НАУКА О ПОВЕДЕНИИ: РУССКИЙ ПУТЬ[1]


М.Г. ЯРОШЕВСКИЙ

В середине прошлого века на русской почве стали пробиваться первые побеги новой науки. Тогда она еще не получила свое ставшее впоследствии знаменитым имя. Еще не проступили признаки, придавшие ей «лица необщее выражение». Тем не менее они уже стали научной явью и, прочерчиваясь все более отчетливо, изменили в следующем столетии общий строй знаний о превратностях и смысле общения живых существ с миром, где им «приказано выжить». Для этого особого общения, отличного от других форм бытия живых субстратов в их среде, в конце концов был найден собственный термин «поведение». Это слово давно бытовало в русском языке – по меньшей мере с пушкинских времен. 'Но значение и прочность научного термина оно приобрело в начале ХХ в., после того как запечатлело драматизм поисков и открытий особой исследовательской области, отличной от нейрофизиологии, с одной стороны, и от психологии сознания – с другой. Поведение как категория научного мышления было творением русского ума. Приобрело же оно всесветную популярность вскоре после стремительной экспансии американской версии о нем, известной под именем бихевиоризма. Эта версия, отличная от пионерских идей русских исследователей, была тем не менее вдохновлена и подготовлена ими. Различие версий имело социокультурные корни.

Особый путь, который проделала наука о поведении в России, определялся запросами духовной жизни страны в период великих реформ, исполненных острых коллизий борьбы за ее обновление.
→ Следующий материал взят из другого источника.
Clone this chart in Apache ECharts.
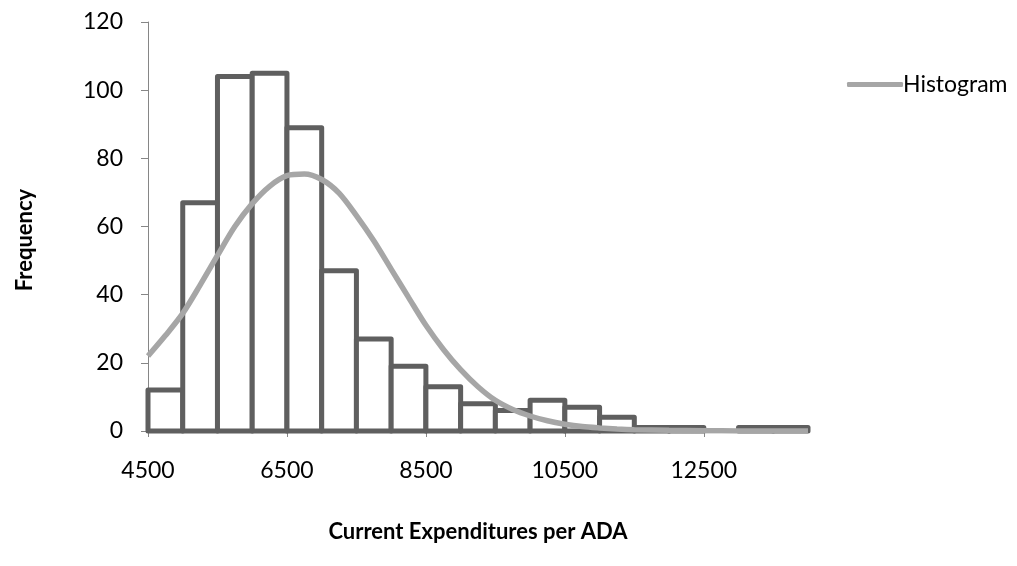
<!DOCTYPE html>
<html>
<head>
<meta charset="utf-8">
<script src="https://cdn.jsdelivr.net/npm/echarts@6/dist/echarts.min.js"></script>
<style>
  html, body { margin: 0; padding: 0; background: #fff; }
  #chart { width: 1017px; height: 566px; }
</style>
</head>
<body>
<div id="chart"></div>
<script>
// Histogram bins (lower edge) and counts, bin width 500
const binStarts = [4500, 5000, 5500, 6000, 6500, 7000, 7500, 8000, 8500, 9000,
                   9500, 10000, 10500, 11000, 11500, 12000, 12500, 13000, 13500];
const binCounts = [12, 67, 104, 105, 89, 47, 27, 19, 13, 8,
                   6, 9, 7, 4, 1, 1, 0, 1, 1];
const binWidth = 500;

// Fitted normal curve, sampled along the x axis
const curveX = [4500, 4750, 5000, 5250, 5500, 5750, 6000, 6250, 6500, 6750,
                7000, 7250, 7500, 7750, 8000, 8250, 8500, 8750, 9000, 9250,
                9500, 9750, 10000, 10250, 10500, 10750, 11000, 11250, 11500,
                12000, 12500, 13000, 13500, 14000];
const curveY = [22, 28, 34.5, 42.8, 51.5, 60, 66.7, 71.8, 74.9, 75.4,
                73.8, 69.8, 63.2, 55.8, 47.5, 39.2, 31, 24, 18, 13,
                9, 6.3, 4.4, 3, 2, 1.3, 0.9, 0.6, 0.4,
                0.2, 0.1, 0, 0, 0];

// Axis tick labels and titles
const xTickValues = [4500, 6500, 8500, 10500, 12500];
const yTickValues = [0, 20, 40, 60, 80, 100, 120];
const xTitle = 'Current Expenditures per ADA';
const yTitle = 'Frequency';

const FONT = 'Lato, "Open Sans", sans-serif';

const barData = binStarts.map((s, i) => [s, s + binWidth, binCounts[i]]);
const lineData = curveX.map((x, i) => [x, curveY[i]]);

const chart = echarts.init(document.getElementById('chart'), null, { renderer: 'canvas' });

chart.setOption({
  animation: false,
  backgroundColor: '#ffffff',
  grid: { left: 148, right: 209, top: 22, bottom: 135 },
  legend: {
    data: ['Histogram'],
    left: 842,
    top: 68,
    itemWidth: 56,
    itemHeight: 5,
    itemGap: 4,
    icon: 'roundRect',
    textStyle: { fontFamily: FONT, fontSize: 23, color: '#000', padding: [0, 0, 0, -5] }
  },
  // vertical axis title, set a little below the plot's middle
  graphic: [{
    type: 'text',
    x: 25,
    y: 240,
    rotation: Math.PI / 2,
    style: {
      text: yTitle,
      fontFamily: FONT, fontSize: 22, fontWeight: 'bold', fill: '#000',
      align: 'center', verticalAlign: 'middle'
    }
  }],
  xAxis: {
    type: 'value',
    min: 4500,
    max: 14000,
    interval: 500,
    name: xTitle,
    nameLocation: 'middle',
    nameGap: 90,
    nameTextStyle: { fontFamily: FONT, fontSize: 22, fontWeight: 'bold', color: '#000' },
    splitLine: { show: false },
    axisLine: { lineStyle: { color: '#868686', width: 1 } },
    axisTick: { show: true, length: 6, lineStyle: { color: '#868686' }, customValues: xTickValues },
    axisLabel: {
      customValues: xTickValues,
      formatter: v => String(v),
      margin: 28,
      fontFamily: FONT, fontSize: 23, color: '#000'
    }
  },
  yAxis: {
    type: 'value',
    min: 0,
    max: 120,
    interval: 20,
    splitLine: { show: false },
    axisLine: { show: true, lineStyle: { color: '#868686', width: 1 } },
    axisTick: { show: true, length: 7, lineStyle: { color: '#868686' } },
    axisLabel: { margin: 25, fontFamily: FONT, fontSize: 23, color: '#000',
                 formatter: v => String(v), customValues: yTickValues }
  },
  series: [
    {
      name: 'Bins',
      type: 'custom',
      z: 2,
      data: barData,
      encode: { x: [0, 1], y: 2 },
      renderItem: function (params, api) {
        const v = api.value(2);
        if (!v) return null;
        const p0 = api.coord([api.value(0), 0]);
        const p1 = api.coord([api.value(1), v]);
        return {
          type: 'rect',
          shape: { x: p0[0], y: p1[1], width: p1[0] - p0[0], height: p0[1] - p1[1] },
          style: { fill: '#ffffff', stroke: '#5f5f5f', lineWidth: 5, lineJoin: 'round', lineCap: 'round' }
        };
      }
    },
    {
      name: 'Histogram',
      type: 'line',
      z: 3,
      data: lineData,
      smooth: 0.3,
      showSymbol: false,
      symbol: 'none',
      color: '#a6a6a6',
      lineStyle: { color: '#a6a6a6', width: 5.5 }
    }
  ]
});
</script>
</body>
</html>
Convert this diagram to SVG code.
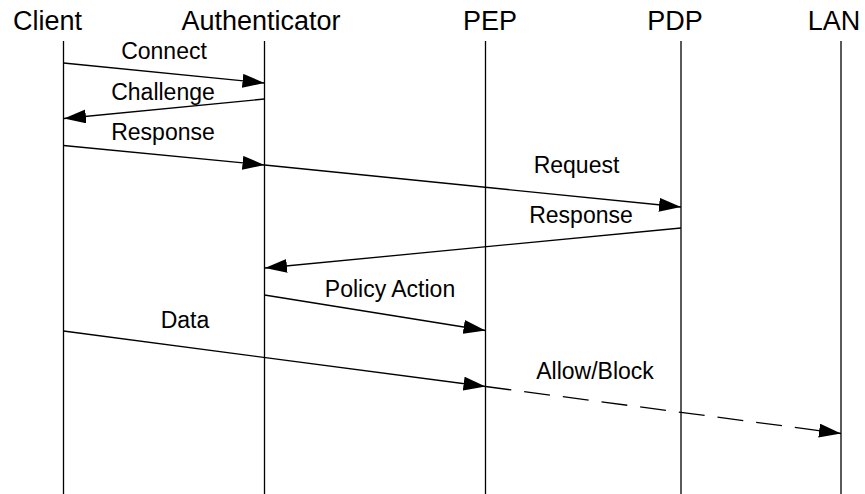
<svg xmlns="http://www.w3.org/2000/svg" width="865" height="494" viewBox="0 0 865 494">
<style>
.hdr{font-family:"Liberation Sans",Arial,sans-serif;font-size:27px;fill:#000;text-anchor:middle}
.lbl{font-family:"Liberation Sans",Arial,sans-serif;font-size:23px;fill:#000;text-anchor:middle}
.life{stroke:#000;stroke-width:1.3;fill:none}
.msg{stroke:#000;stroke-width:1.3;fill:none;marker-end:url(#ah)}
.dash{stroke-dasharray:26 13}
</style>
<defs>
<marker id="ah" markerUnits="userSpaceOnUse" markerWidth="23" markerHeight="15" refX="22" refY="7" orient="auto">
<path d="M0,0 L22,7 L0,14 Z" fill="#000"/>
</marker>
</defs>
<g id="client">
<text class="hdr" x="47.5" y="30">Client</text>
<line class="life" x1="63.5" y1="41" x2="63.5" y2="494"/>
</g>
<g id="authenticator">
<text class="hdr" x="261" y="30">Authenticator</text>
<line class="life" x1="264.5" y1="41" x2="264.5" y2="494"/>
</g>
<g id="pep">
<text class="hdr" x="490" y="30">PEP</text>
<line class="life" x1="485.5" y1="41" x2="485.5" y2="494"/>
</g>
<g id="pdp">
<text class="hdr" x="675" y="30">PDP</text>
<line class="life" x1="681" y1="41" x2="681" y2="494"/>
</g>
<g id="lan">
<text class="hdr" x="834" y="30">LAN</text>
<line class="life" x1="841" y1="41" x2="841" y2="494"/>
</g>
<g id="connectors">
<line class="msg" x1="63.5" y1="63" x2="264.5" y2="83"/>
<text class="lbl" x="164" y="59">Connect</text>
<line class="msg" x1="264.5" y1="99" x2="64" y2="118.5"/>
<text class="lbl" x="163" y="100">Challenge</text>
<line class="msg" x1="63.5" y1="145.5" x2="264.5" y2="165"/>
<text class="lbl" x="163" y="140">Response</text>
<line class="msg" x1="264.5" y1="165" x2="681" y2="207"/>
<text class="lbl" x="576.5" y="173">Request</text>
<line class="msg" x1="681" y1="228" x2="265" y2="268"/>
<text class="lbl" x="581" y="223">Response</text>
<line class="msg" x1="264.5" y1="295" x2="485.5" y2="330.5"/>
<text class="lbl" x="390" y="297">Policy Action</text>
<line class="msg" x1="63.5" y1="331" x2="485.5" y2="386.5"/>
<text class="lbl" x="185" y="328">Data</text>
<line class="msg dash" x1="485.5" y1="386.5" x2="841" y2="433.5"/>
<text class="lbl" x="595" y="379">Allow/Block</text>
</g>
</svg>
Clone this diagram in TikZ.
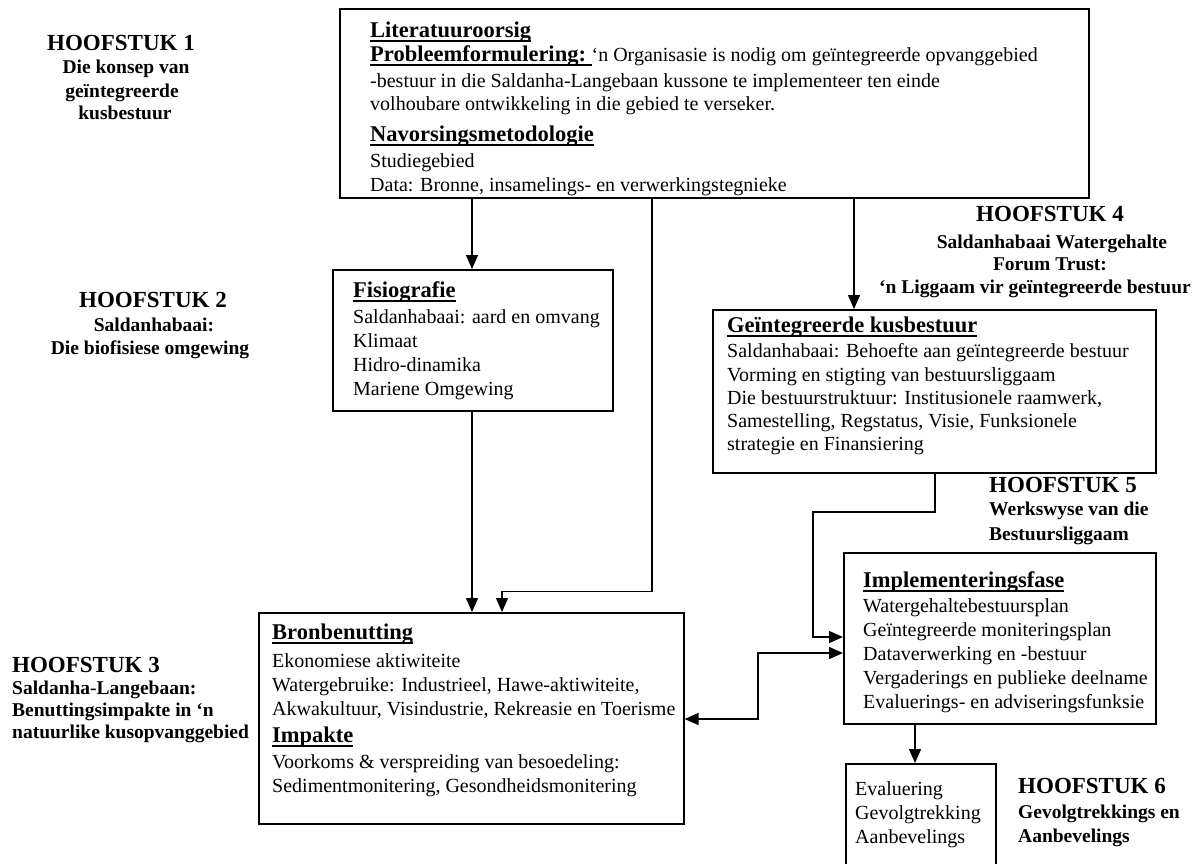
\documentclass[tikz,border=0pt]{standalone}
\usepackage{fontspec}
\setmainfont{Liberation Serif}
\usetikzlibrary{arrows.meta}
\newcommand{\hul}[1]{\setbox0\hbox{#1}\rlap{\rule[-4.5pt]{\wd0}{2pt}}\box0}
\newcommand{\bodyf}{\fontsize{20}{24}\selectfont}
\newcommand{\topf}{\fontsize{20}{24}\selectfont}
\newcommand{\headf}{\fontsize{22.5}{26}\selectfont\bfseries}
\newcommand{\chapf}{\fontsize{23}{26}\selectfont\bfseries}
\newcommand{\subf}{\fontsize{19.5}{23}\selectfont\bfseries}
\begin{document}
\begin{tikzpicture}[x=1pt,y=-1pt,
  box/.style={draw, line width=1.6pt, anchor=north west, inner sep=0pt},
  arr/.style={line width=1.3pt, -{Triangle[length=14pt,width=12pt]}},
  darr/.style={line width=1.3pt, {Triangle[length=14pt,width=12pt]}-{Triangle[length=14pt,width=12pt]}},
  txt/.style={anchor=base west, inner sep=0pt, font=\bodyf},
  ttxt/.style={anchor=base west, inner sep=0pt, font=\topf},
  hd/.style={anchor=base west, inner sep=0pt, font=\headf},
  chw/.style={anchor=base west, inner sep=0pt, font=\chapf},
  chc/.style={anchor=base, inner sep=0pt, font=\chapf},
  sbw/.style={anchor=base west, inner sep=0pt, font=\subf},
  sbc/.style={anchor=base, inner sep=0pt, font=\subf}]
\useasboundingbox (0,0) rectangle (1201,863);
\fill[white] (0,0) rectangle (1201,863);

% boxes
\node[box, minimum width=749pt, minimum height=189pt] (top) at (339,8) {};
\node[box, minimum width=280pt, minimum height=141pt] (fis) at (332,269) {};
\node[box, minimum width=425pt, minimum height=211pt] (bron) at (258,612) {};
\node[box, minimum width=443pt, minimum height=163pt] (gei) at (712,309) {};
\node[box, minimum width=312pt, minimum height=171pt] (imp) at (843,552) {};
\node[box, minimum width=150pt, minimum height=130pt] (eval) at (845,763) {};

% top box text
\node[hd] (t1) at (370,37) {\hul{Literatuuroorsig}};
\node[ttxt] (t2) at (370,61) {{\headf\hul{Probleemformulering:\ }}‘n Organisasie is nodig om geïntegreerde opvanggebied};
\node[ttxt] (t3) at (370,87) {-bestuur in die Saldanha-Langebaan kussone te implementeer ten einde};
\node[ttxt] (t4) at (370,110) {volhoubare ontwikkeling in die gebied te verseker.};
\node[hd] (t5) at (370,141) {\hul{Navorsingsmetodologie}};
\node[ttxt] (t6) at (370,167) {Studiegebied};
\node[ttxt] (t7) at (370,191) {Data: Bronne, insamelings- en verwerkingstegnieke};

% fisiografie
\node[hd] (f1) at (353,297) {\hul{Fisiografie}};
\node[txt] (f2) at (353,323) {Saldanhabaai: aard en omvang};
\node[txt] (f3) at (353,347) {Klimaat};
\node[txt] (f4) at (353,371) {Hidro-dinamika};
\node[txt] (f5) at (353,395) {Mariene Omgewing};

% bronbenutting
\node[hd] (b1) at (272,639) {\hul{Bronbenutting}};
\node[txt] (b2) at (272,667) {Ekonomiese aktiwiteite};
\node[txt] (b3) at (272,691) {Watergebruike: Industrieel, Hawe-aktiwiteite,};
\node[txt] (b4) at (272,715) {Akwakultuur, Visindustrie, Rekreasie en Toerisme};
\node[hd] (b5) at (272,742) {\hul{Impakte}};
\node[txt] (b6) at (272,768) {Voorkoms \& verspreiding van besoedeling:};
\node[txt] (b7) at (272,792) {Sedimentmonitering, Gesondheidsmonitering};

% geintegreerde kusbestuur
\node[hd] (g1) at (727,332) {\hul{Geïntegreerde kusbestuur}};
\node[txt] (g2) at (727,357) {Saldanhabaai: Behoefte aan geïntegreerde bestuur};
\node[txt] (g3) at (727,381) {Vorming en stigting van bestuursliggaam};
\node[txt] (g4) at (727,404) {Die bestuurstruktuur: Institusionele raamwerk,};
\node[txt] (g5) at (727,427) {Samestelling, Regstatus, Visie, Funksionele};
\node[txt] (g6) at (727,450) {strategie en Finansiering};

% implementeringsfase
\node[hd] (i1) at (863,587) {\hul{Implementeringsfase}};
\node[txt] (i2) at (863,612) {Watergehaltebestuursplan};
\node[txt] (i3) at (863,636) {Geïntegreerde moniteringsplan};
\node[txt] (i4) at (863,660) {Dataverwerking en -bestuur};
\node[txt] (i5) at (863,684) {Vergaderings en publieke deelname};
\node[txt] (i6) at (863,708) {Evaluerings- en adviseringsfunksie};

% evaluering
\node[txt] (e1) at (855,795) {Evaluering};
\node[txt] (e2) at (855,819) {Gevolgtrekking};
\node[txt] (e3) at (855,843) {Aanbevelings};

% chapter labels
\node[chc] (h1) at (121,50) {HOOFSTUK 1};
\node[sbc] (h1a) at (126,73) {Die konsep van};
\node[sbc] (h1b) at (122,97) {geïntegreerde};
\node[sbc] (h1c) at (125,119) {kusbestuur};

\node[chc] (h2) at (153,307) {HOOFSTUK 2};
\node[sbc] (h2a) at (154,331) {Saldanhabaai:};
\node[sbc] (h2b) at (150,354) {Die biofisiese omgewing};

\node[chw] (h3) at (12,672) {HOOFSTUK 3};
\node[sbw] (h3a) at (12,694) {Saldanha-Langebaan:};
\node[sbw] (h3b) at (12,716) {Benuttingsimpakte in ‘n};
\node[sbw] (h3c) at (12,738) {natuurlike kusopvanggebied};

\node[chc] (h4) at (1050,221) {HOOFSTUK 4};
\node[sbc] (h4a) at (1052,248) {Saldanhabaai Watergehalte};
\node[sbc] (h4b) at (1050,270) {Forum Trust:};
\node[sbc] (h4c) at (1035,293) {‘n Liggaam vir geïntegreerde bestuur};

\node[chw] (h5) at (989,492) {HOOFSTUK 5};
\node[sbw] (h5a) at (989,515) {Werkswyse van die};
\node[sbw] (h5b) at (989,540) {Bestuursliggaam};

\node[chw] (h6) at (1018,793) {HOOFSTUK 6};
\node[sbw] (h6a) at (1018,818) {Gevolgtrekkings en};
\node[sbw] (h6b) at (1018,842) {Aanbevelings};

% connectors
\coordinate (k1) at (813,512);
\coordinate (k2) at (758,690);
\draw[arr] ([xshift=133pt]top.south west) -- ([xshift=140pt]fis.north west);
\draw[arr] ([xshift=313pt]top.south west) -- ++(0,393) -| ([xshift=244pt]bron.north west);
\draw[arr] ([xshift=140pt]fis.south west) -- ([xshift=214pt]bron.north west);
\draw[arr] ([xshift=515pt]top.south west) -- ([xshift=142pt]gei.north west);
\draw[arr] ([xshift=223pt]gei.south west) |- (k1) |- ([yshift=-85pt]imp.north west);
\draw[darr] ([yshift=-107pt]bron.north east) -| (k2) |- ([yshift=-101pt]imp.north west);
\draw[arr] ([xshift=72pt]imp.south west) -- ([xshift=70pt]eval.north west);
\end{tikzpicture}
\end{document}
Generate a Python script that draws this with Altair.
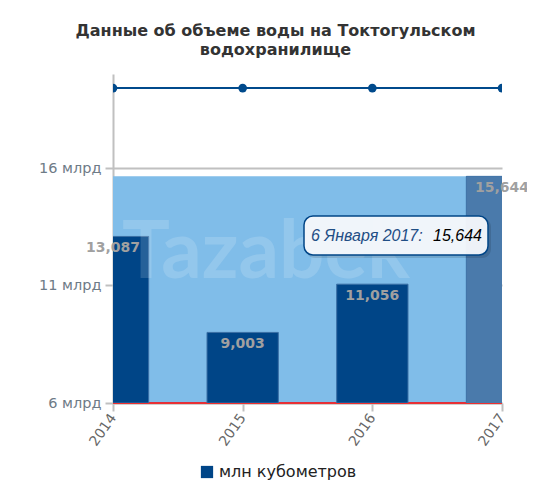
import altair as alt
import pandas as pd

# ---- data ----
years = [2014, 2015, 2016, 2017]
volumes = [13087, 9003, 11056, 15644]          # млн кубометров
capacity = [19400, 19400, 19400, 19400]        # top line series
series_name = "млн кубометров"
hover_year = 2017
hover_label = "6 Января 2017:"
y_ticks = [6000, 11000, 16000]
title_lines = ["Данные об объеме воды на Токтогульском", "водохранилище"]

BAR = "#004587"
BAND = "#80bde9"
HOVER_BAR = "#4a7aab"
GRID = "#c0c0c0"

df = pd.DataFrame({"year": years, "volume": volumes, "cap": capacity, "series": series_name})
hover_val = volumes[years.index(hover_year)]
band_df = pd.DataFrame({"x0": [min(years)], "x1": [max(years)], "v": [hover_val], "base": [6000]})
tip_df = pd.DataFrame({"date": [hover_label], "val": [f"{hover_val:,}"]})

xscale = alt.Scale(domain=[min(years), max(years)], nice=False, zero=False)
yscale = alt.Scale(domain=[6000, 20000], nice=False, zero=False)

base = alt.Chart(df)

band = alt.Chart(band_df).mark_rect(color=BAND).encode(
    x=alt.X("x0:Q", scale=xscale, axis=alt.Axis(
        values=years, format="d", title=None, labelAngle=-55, labelFontSize=14,
        labelColor="#666666", labelFont="DejaVu Sans", tickSize=8, tickColor=GRID,
        tickWidth=2, domainColor=GRID, domainWidth=2, grid=False, labelPadding=4)),
    x2="x1:Q",
    y=alt.Y("v:Q", scale=yscale, axis=alt.Axis(
        values=y_ticks, title=None, labelExpr="datum.value/1000 + ' млрд'",
        labelFontSize=14.5, labelColor="#6e7b87", labelFont="DejaVu Sans",
        tickSize=8, tickColor=GRID, tickWidth=2, domainColor=GRID, domainWidth=2,
        grid=True, gridColor=GRID, gridWidth=2, labelPadding=4)),
    y2="base:Q",
)

red = alt.Chart(band_df).mark_rule(color="#ff0000", strokeWidth=1.5).encode(
    x=alt.X("x0:Q", scale=xscale), x2="x1:Q", y=alt.Y("base:Q", scale=yscale)
)

line = base.mark_line(color="#004a8c", strokeWidth=2, clip=True).encode(
    x=alt.X("year:Q", scale=xscale), y=alt.Y("cap:Q", scale=yscale)
)
pts = base.mark_point(filled=True, color="#004a8c", size=75, opacity=1, clip=True).encode(
    x=alt.X("year:Q", scale=xscale), y=alt.Y("cap:Q", scale=yscale)
)

bars = base.transform_calculate(
    xa="datum.year - 0.275", xb="datum.year + 0.275", b="6000"
).mark_rect(clip=True, stroke="#3a6fa5", strokeWidth=1).encode(
    x=alt.X("xa:Q", scale=xscale), x2="xb:Q",
    y=alt.Y("volume:Q", scale=yscale), y2="b:Q",
    color=alt.Color("series:N", scale=alt.Scale(range=[BAR]), legend=alt.Legend(
        title=None, orient="none", legendX=86, legendY=390, symbolType="square",
        symbolSize=150, symbolStrokeWidth=0, labelFontSize=16, labelFont="DejaVu Sans",
        labelColor="#222222", labelLimit=300)),
)

hbar = base.transform_filter(f"datum.year == {hover_year}").transform_calculate(
    xa="datum.year - 0.275", xb="datum.year + 0.275", b="6000"
).mark_rect(clip=True, color=HOVER_BAR).encode(
    x=alt.X("xa:Q", scale=xscale), x2="xb:Q",
    y=alt.Y("volume:Q", scale=yscale), y2="b:Q",
)

labels = base.mark_text(fontWeight="bold", fontSize=14, font="DejaVu Sans",
                        color="#a0a0a0", dy=12).encode(
    x=alt.X("year:Q", scale=xscale), y=alt.Y("volume:Q", scale=yscale),
    text=alt.Text("volume:Q", format=","),
)

wm = alt.Chart(pd.DataFrame({"t": ["Tazabek"]})).mark_text(
    font="Lato", fontSize=80, fontWeight="bold", color="white", opacity=0.15,
    align="center", baseline="alphabetic"
).encode(x=alt.value(153), y=alt.value(204), text="t:N")

tip_shadow = alt.Chart(tip_df).mark_rect(cornerRadius=9, color="#000000", opacity=0.12).encode(
    x=alt.value(193), x2=alt.value(378), y=alt.value(144), y2=alt.value(184)
)
tip_box = alt.Chart(tip_df).mark_rect(cornerRadius=9, fill="#f7f9fc", fillOpacity=0.95,
                                      stroke="#004587", strokeWidth=1.5).encode(
    x=alt.value(191), x2=alt.value(375), y=alt.value(142), y2=alt.value(181)
)
tip_t1 = alt.Chart(tip_df).mark_text(font="Liberation Sans", fontStyle="italic", fontSize=16,
                                     color="#1f4e85", align="left", baseline="middle").encode(
    x=alt.value(198), y=alt.value(162), text="date:N"
)
tip_t2 = alt.Chart(tip_df).mark_text(font="Liberation Sans", fontStyle="italic", fontSize=16,
                                     color="#000000", align="left", baseline="middle").encode(
    x=alt.value(320), y=alt.value(162), text="val:N"
)

chart = alt.layer(
    band, red, line, pts, bars, hbar, labels, wm, tip_shadow, tip_box, tip_t1, tip_t2
).properties(
    width=389, height=329,
    autosize=alt.AutoSizeParams(type="none"),
    padding={"left": 105, "top": 66, "right": 25, "bottom": 81},
    title=alt.TitleParams(text=title_lines, fontSize=16, font="DejaVu Sans", fontWeight="bold",
                          color="#333333", anchor="middle", dx=-32, offset=16, lineHeight=19),
).configure_view(stroke=None)

chart.save("out.html", embed_options={"renderer": "svg", "actions": False})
Но каковы бы ни были социокультурные силы, движущие творчеством людей науки, вектор движения изначально задан объективной логикой ее развития. Появившаяся в России «завязь» идей была подготовлена всем ходом развития мировой естественнонаучной мысли. Первый эскиз учения о поведении как особой форме существования организма, данной в понятиях, не редуцируемых ни к физиологическим, ни к психологическим, наметил И.М.Сеченов.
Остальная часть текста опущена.